When I was forty-one it happened again.


My husband, Rob, and I had five children, and we were looking for an affordable (cheap) country property on the south coast of Western Australia where they could spread their wings, thump the piano, blow their trumpet or bang their drums, and shout and squeal and run about without upsetting neighbours.


We bought the first and only place we saw. It was a half-built, two-storey wood-turner’s cedar-clad workshop on 20 acres of mostly uncleared land. Only half the walls were up, none of them sealed. Holes gaped wide where windows should’ve been. There was no stove, sink, or fridge, and only a couple of solar panels provided power which was generated through the place by extension cords linked to four car batteries.

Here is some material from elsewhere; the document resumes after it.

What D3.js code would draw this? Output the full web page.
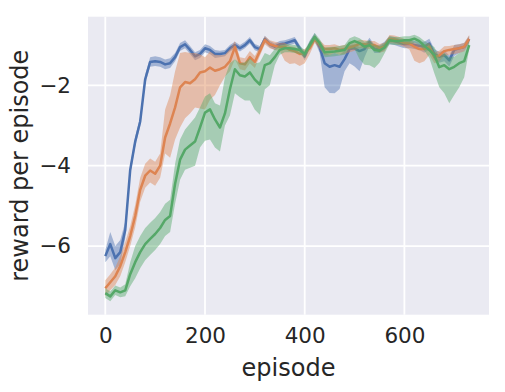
<!DOCTYPE html>
<html>
<head>
<meta charset="utf-8">
<style>
  body { margin: 0; background: #fff; }
  text { font-family: "DejaVu Sans", sans-serif; fill: #262626; }
</style>
<script src="https://cdn.jsdelivr.net/npm/d3@7"></script>
</head>
<body>
<script>
// episodes sampled every 10 steps
var episodes = d3.range(0, 740, 10);
var xTicks = [0, 200, 400, 600];
var yTicks = [-6, -4, -2];

// blue run
var blueMean = [-6.25, -5.95, -6.30, -6.15, -5.6, -4.1, -3.4, -2.9, -1.85, -1.42,
  -1.40, -1.42, -1.48, -1.45, -1.3, -1.05, -0.98, -1.12, -1.28, -1.22,
  -1.08, -1.12, -1.22, -1.22, -1.20, -1.08, -1.0, -1.08, -1.0, -0.88,
  -1.05, -1.1, -0.85, -0.98, -1.04, -0.98, -0.96, -0.92, -0.88, -1.08,
  -1.28, -1.0, -0.8, -1.05, -1.45, -1.54, -1.5, -1.54, -1.35, -1.1,
  -1.08, -1.15, -1.1, -0.92, -1.1, -1.1, -1.02, -0.88, -0.9, -0.94,
  -0.98, -0.97, -1.0, -1.02, -1.04, -0.96, -1.22, -1.29, -1.25, -1.38,
  -1.12, -1.08, -1.05, -0.85];
var blueLo = [0.15, 0.3, 0.3, 0.3, 0.2, 0.12, 0.12, 0.12, 0.12, 0.12,
  0.12, 0.12, 0.12, 0.12, 0.1, 0.1, 0.1, 0.1, 0.1, 0.1,
  0.1, 0.1, 0.1, 0.08, 0.08, 0.08, 0.08, 0.08, 0.08, 0.08,
  0.08, 0.08, 0.08, 0.08, 0.08, 0.08, 0.08, 0.08, 0.08, 0.08,
  0.1, 0.1, 0.1, 0.15, 0.6, 0.65, 0.7, 0.55, 0.3, 0.35,
  0.45, 0.5, 0.2, 0.1, 0.1, 0.1, 0.1, 0.1, 0.1, 0.1,
  0.1, 0.1, 0.1, 0.1, 0.15, 0.15, 0.15, 0.15, 0.15, 0.15,
  0.15, 0.12, 0.1, 0.08];
var blueHi = [0.15, 0.3, 0.3, 0.3, 0.2, 0.12, 0.12, 0.12, 0.12, 0.12,
  0.12, 0.12, 0.12, 0.12, 0.1, 0.1, 0.1, 0.1, 0.1, 0.1,
  0.1, 0.1, 0.1, 0.08, 0.08, 0.08, 0.08, 0.08, 0.08, 0.08,
  0.08, 0.08, 0.08, 0.08, 0.08, 0.08, 0.08, 0.08, 0.08, 0.08,
  0.1, 0.1, 0.1, 0.12, 0.25, 0.3, 0.3, 0.3, 0.2, 0.1,
  0.1, 0.1, 0.1, 0.1, 0.1, 0.1, 0.1, 0.1, 0.1, 0.1,
  0.1, 0.1, 0.1, 0.1, 0.12, 0.12, 0.12, 0.12, 0.12, 0.12,
  0.12, 0.1, 0.1, 0.08];

// orange run
var orangeMean = [-7.05, -6.9, -6.75, -6.5, -6.15, -5.75, -5.25, -4.6, -4.25, -4.12,
  -4.2, -4.0, -3.3, -2.95, -2.55, -2.05, -1.92, -1.95, -1.85, -1.68,
  -1.65, -1.56, -1.64, -1.6, -1.54, -1.4, -1.05, -1.45, -1.48, -1.3,
  -1.42, -1.15, -0.88, -0.98, -1.02, -1.05, -1.04, -1.12, -1.15, -1.22,
  -1.2, -1.08, -0.85, -0.98, -1.1, -1.1, -1.08, -1.12, -1.1, -1.06,
  -1.02, -0.97, -0.98, -1.0, -1.0, -1.07, -1.04, -0.85, -0.86, -0.9,
  -0.95, -0.96, -1.04, -1.1, -1.1, -1.04, -1.3, -1.26, -1.15, -1.12,
  -1.1, -1.08, -1.04, -0.85];
var orangeLo = [0.2, 0.2, 0.22, 0.25, 0.25, 0.25, 0.28, 0.3, 0.3, 0.3,
  0.3, 0.3, 0.4, 0.85, 0.8, 1.0, 0.9, 0.75, 0.7, 0.9,
  0.95, 0.8, 0.6, 0.4, 0.25, 0.25, 0.3, 0.15, 0.15, 0.15,
  0.15, 0.12, 0.1, 0.1, 0.1, 0.1, 0.35, 0.35, 0.3, 0.3,
  0.25, 0.15, 0.1, 0.12, 0.15, 0.15, 0.12, 0.12, 0.12, 0.12,
  0.12, 0.1, 0.1, 0.1, 0.1, 0.12, 0.12, 0.1, 0.1, 0.1,
  0.1, 0.15, 0.35, 0.35, 0.3, 0.2, 0.15, 0.15, 0.12, 0.12,
  0.12, 0.12, 0.12, 0.1];
var orangeHi = [0.2, 0.2, 0.22, 0.25, 0.25, 0.25, 0.28, 0.3, 0.3, 0.3,
  0.3, 0.3, 0.7, 0.7, 0.9, 0.85, 0.75, 0.75, 0.65, 0.45,
  0.35, 0.4, 0.4, 0.35, 0.3, 0.3, 0.15, 0.15, 0.15, 0.15,
  0.15, 0.12, 0.1, 0.1, 0.1, 0.1, 0.1, 0.1, 0.1, 0.1,
  0.1, 0.1, 0.1, 0.1, 0.1, 0.1, 0.1, 0.1, 0.1, 0.1,
  0.1, 0.1, 0.1, 0.1, 0.1, 0.1, 0.1, 0.1, 0.1, 0.1,
  0.1, 0.1, 0.1, 0.1, 0.1, 0.1, 0.12, 0.12, 0.12, 0.1,
  0.1, 0.1, 0.1, 0.1];

// green run
var greenMean = [-7.17, -7.25, -7.1, -7.15, -7.1, -6.7, -6.4, -6.15, -5.95, -5.82,
  -5.7, -5.55, -5.35, -5.25, -4.45, -3.85, -3.6, -3.5, -3.4, -3.05,
  -2.68, -2.6, -2.85, -3.05, -2.7, -2.1, -1.6, -1.75, -1.78, -1.68,
  -1.86, -1.98, -1.5, -1.45, -1.3, -1.12, -1.08, -1.08, -1.1, -1.12,
  -1.22, -1.0, -0.8, -0.95, -1.18, -1.17, -1.16, -1.14, -1.12, -0.95,
  -0.9, -0.95, -1.04, -1.0, -1.12, -1.14, -1.06, -0.88, -0.9, -0.9,
  -0.88, -0.88, -0.84, -0.9, -1.02, -1.12, -1.25, -1.55, -1.5, -1.6,
  -1.54, -1.45, -1.4, -1.0];
var greenLo = [0.12, 0.12, 0.12, 0.12, 0.15, 0.3, 0.4, 0.4, 0.4, 0.4,
  0.4, 0.4, 0.4, 0.4, 0.5, 0.5, 0.5, 0.55, 0.6, 0.5,
  0.7, 0.75, 0.7, 0.6, 0.3, 0.65, 0.6, 0.55, 0.6, 0.7,
  0.75, 0.75, 0.6, 0.55, 0.2, 0.12, 0.1, 0.1, 0.1, 0.1,
  0.1, 0.1, 0.1, 0.1, 0.12, 0.12, 0.12, 0.12, 0.12, 0.15,
  0.2, 0.4, 0.45, 0.5, 0.45, 0.3, 0.15, 0.1, 0.1, 0.1,
  0.1, 0.1, 0.1, 0.1, 0.12, 0.2, 0.45, 0.5, 0.7, 0.85,
  0.7, 0.6, 0.4, 0.1];
var greenHi = [0.12, 0.12, 0.12, 0.12, 0.15, 0.3, 0.4, 0.4, 0.4, 0.4,
  0.4, 0.4, 0.4, 0.4, 0.5, 0.5, 0.5, 0.55, 0.6, 0.5,
  0.4, 0.4, 0.4, 0.55, 0.9, 0.65, 0.25, 0.3, 0.35, 0.35,
  0.4, 0.55, 0.3, 0.2, 0.2, 0.12, 0.1, 0.1, 0.1, 0.1,
  0.1, 0.1, 0.1, 0.1, 0.12, 0.12, 0.12, 0.12, 0.12, 0.12,
  0.12, 0.12, 0.12, 0.12, 0.12, 0.12, 0.12, 0.1, 0.1, 0.1,
  0.1, 0.1, 0.1, 0.1, 0.12, 0.15, 0.2, 0.25, 0.3, 0.3,
  0.25, 0.25, 0.25, 0.1];

var w = 505, h = 392;
var margin = { top: 16.7, right: 16, bottom: 77.3, left: 88 };
var iw = w - margin.left - margin.right,
    ih = h - margin.top - margin.bottom;

var svg = d3.select("body").append("svg")
    .attr("width", w)
    .attr("height", h);

var g = svg.append("g")
    .attr("transform", "translate(" + margin.left + "," + margin.top + ")");

var x = d3.scaleLinear().domain([-34.7, 769.7]).range([0, iw]);
var y = d3.scaleLinear().domain([-7.707, -0.294]).range([ih, 0]);

g.append("rect")
    .attr("width", iw)
    .attr("height", ih)
    .attr("fill", "#eaeaf2");

// grid
g.selectAll(".gx").data(xTicks).enter().append("line")
    .attr("x1", function (d) { return x(d); })
    .attr("x2", function (d) { return x(d); })
    .attr("y1", 0).attr("y2", ih)
    .attr("stroke", "#fff").attr("stroke-width", 1.8);
g.selectAll(".gy").data(yTicks).enter().append("line")
    .attr("y1", function (d) { return y(d); })
    .attr("y2", function (d) { return y(d); })
    .attr("x1", 0).attr("x2", iw)
    .attr("stroke", "#fff").attr("stroke-width", 1.8);

var series = [
    { mean: blueMean, lo: blueLo, hi: blueHi, color: "#4c72b0" },
    { mean: orangeMean, lo: orangeLo, hi: orangeHi, color: "#dd8452" },
    { mean: greenMean, lo: greenLo, hi: greenHi, color: "#55a868" }
];

var area = d3.area()
    .x(function (d) { return x(d.ep); })
    .y0(function (d) { return y(d.m - d.lo); })
    .y1(function (d) { return y(d.m + d.hi); });
var line = d3.line()
    .x(function (d) { return x(d.ep); })
    .y(function (d) { return y(d.m); });

series.forEach(function (s) {
    var pts = episodes.map(function (ep, i) {
        return { ep: ep, m: s.mean[i], lo: s.lo[i], hi: s.hi[i] };
    });
    g.append("path").datum(pts)
        .attr("d", area)
        .attr("fill", s.color)
        .attr("fill-opacity", 0.45);
    g.append("path").datum(pts)
        .attr("d", line)
        .attr("fill", "none")
        .attr("stroke", s.color)
        .attr("stroke-width", 2.5)
        .attr("stroke-linejoin", "round");
});

// axes
var xAxis = g.append("g")
    .attr("transform", "translate(0," + ih + ")")
    .call(d3.axisBottom(x).tickValues(xTicks).tickSize(0).tickPadding(13));
var yAxis = g.append("g")
    .call(d3.axisLeft(y).tickValues(yTicks).tickSize(0).tickPadding(17));
[xAxis, yAxis].forEach(function (a) {
    a.select(".domain").remove();
    a.selectAll("text")
        .attr("font-family", "DejaVu Sans, sans-serif")
        .attr("font-size", "21.5px")
        .attr("fill", "#262626");
});

svg.append("text")
    .attr("text-anchor", "middle")
    .attr("x", margin.left + iw / 2)
    .attr("y", 376)
    .attr("font-size", "24px")
    .text("episode");

svg.append("text")
    .attr("text-anchor", "middle")
    .attr("transform", "translate(28," + (margin.top + ih / 2) + ") rotate(-90)")
    .attr("font-size", "24px")
    .text("reward per episode");
</script>
</body>
</html>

My parents were a bit worried about our choice and had come down to have a look before we signed on the dotted line.


I sat halfway up the wooden staircase and watched through the door as Rob and my father paced out a possible position for a shed. Mum was standing in what would become our kitchen, about where a sink and a set of cupboards should have existed, had it been a legitimate house.


She frowned, looked up at me in wonder and asked,


“Is this really where you want to live?”


That’s when I did what my father had advised years before. I watched myself.

What I saw was contentment. From this perspective, outside myself, I looked like I felt at home. I was rooted in this room, this patch of land, this corner of a big country.


“Yes, Mum. This is where I want to be.”


Watching myself, I sensed my instinctual knowing.


It’s nearly three decades later and I’m still here. The walls are finished and the windows in. There are three sheds, a fridge, a sink, a stove, and power points instead of extension cords.


Five children have flown the nest and an odd little wild garden flourishes on a terraced slope.


And I still, every now and then, step out of myself and watch myself walk by. That was wise advice from my father. It taught me to accept change ahead of time; accept joy as an innate state no one can take from me; and to accept and trust my instincts.


I recently attended a 50th high school reunion and came across one of my teenage poems published in a copy of the 1971 annual school magazine which was on display.


It was about a sunrise and was called “Deeper Crimson’.” It included phrases like, The sprinkling dew of night hangs suspended; and, We are moved by a vision of essence. I read and reread the tortuously tangled lines, but failed to make sense of them.


My father was right, as he was about many things. It was codswallop!


All the best as you occasionally watch yourself walk by!